Elastic moduli of titanium-hydrogen alloys in the temperature range 20 °C to 1100 °C

Abstract: The elastic properties of a series of polycrystalline titanium-hydrogen alloys (containing up to 25 at. pct H) were measured over the temperature range 20 C to 1100 C. The latter limits permitted investigation of adjacent parts of the α+δ, α, and β phase fields. A laser ultrasonic technique was employed to measure the temperature and hydrogen-concentration dependencies of the elastic constants. The room-temperature elastic properties of the alloys depended only slightly on hydrogen concentration, remaining almost independent of the volume fraction of the δ hydride phase.
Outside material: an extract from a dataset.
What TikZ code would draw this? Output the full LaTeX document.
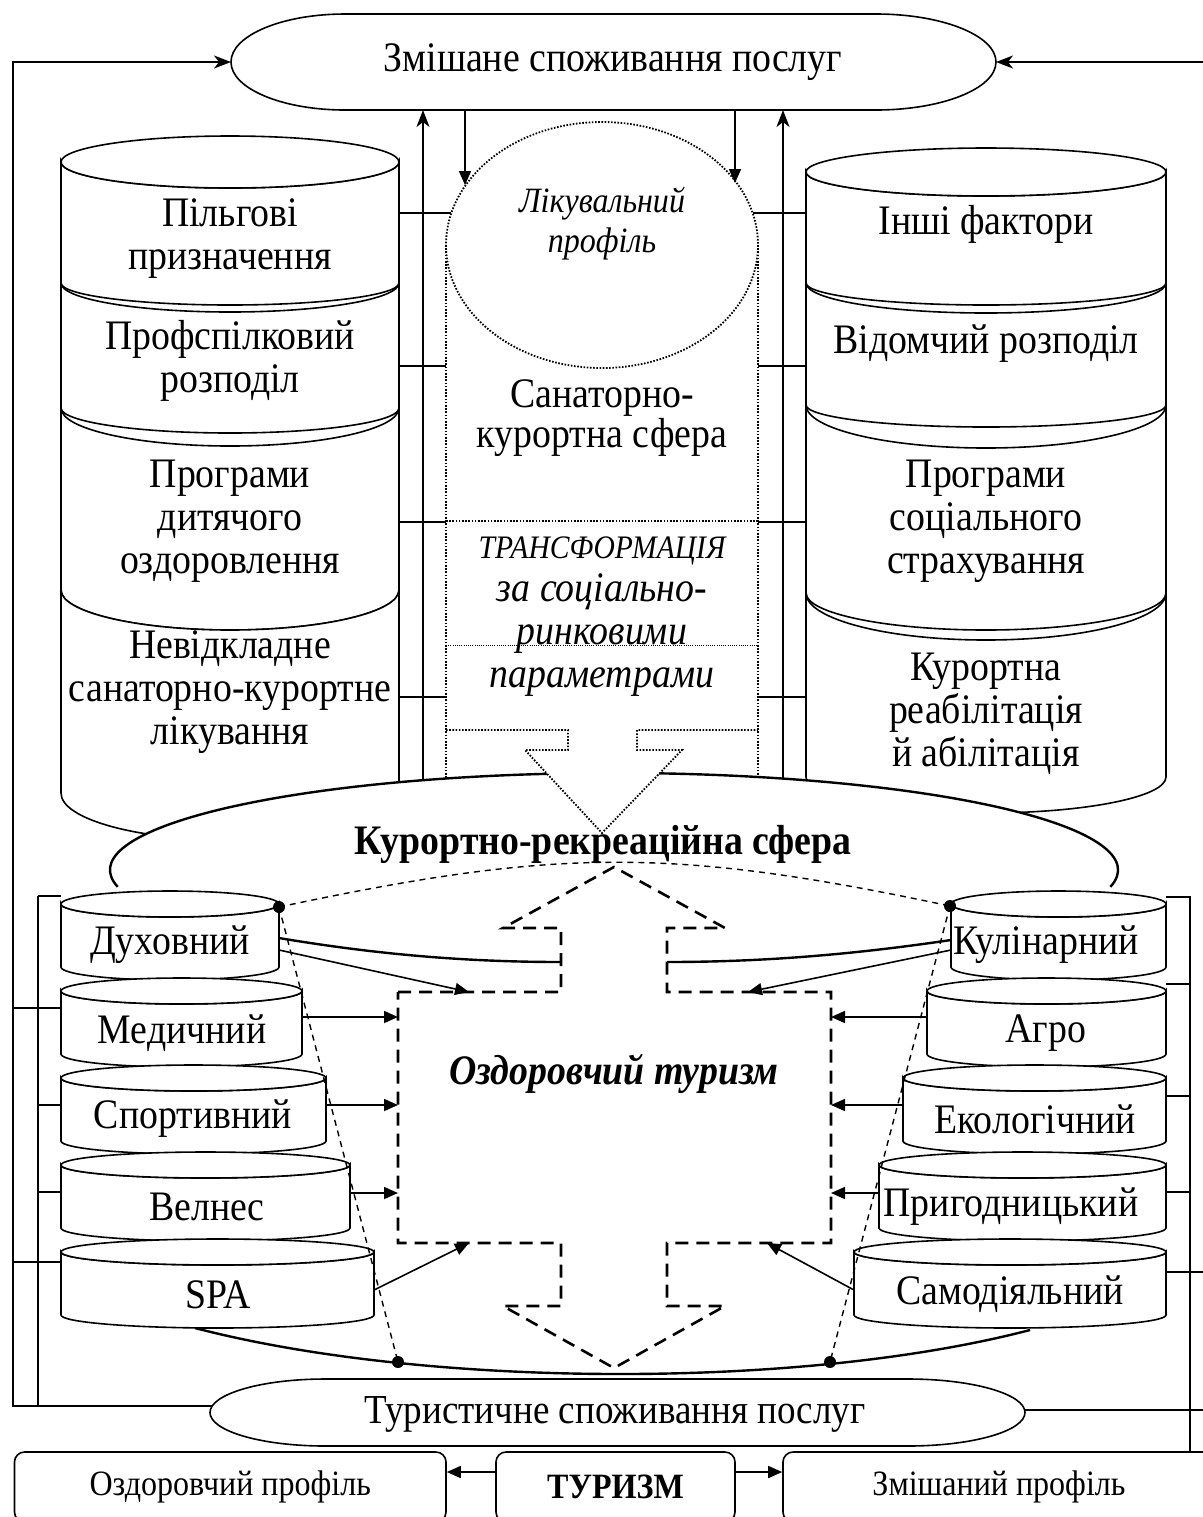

In the α phase field, the addition of hydrogen decreased the shear and Young’s moduli and increased the bulk modulus, Lam constant, and Poisson’s ratio. The Young’s and shear moduli decreased more rapidly with increasing temperature than in cubic phases. By contrast, Poisson’s ratio increased with temperature. In the β phase field, the temperature dependence of the elastic constants was weak. However, alloying with hydrogen increased the shear and Young’s moduli, decreased Poisson’s ratio, but did not appreciably affect the bulk modulus and Lam constant. The different effects of hydrogen on the elastic constants of alpha and beta titanium are interpreted in terms of the influence of dissolved hydrogen on the stability of the hexagonal close-packed (hcp) and body-centered cubic (bcc) lattices in the vicinity of the α-to-β transformation. The present results are also used to help account for the effect of hydrogen concentration on the mechanical properties of Ti-H alloys.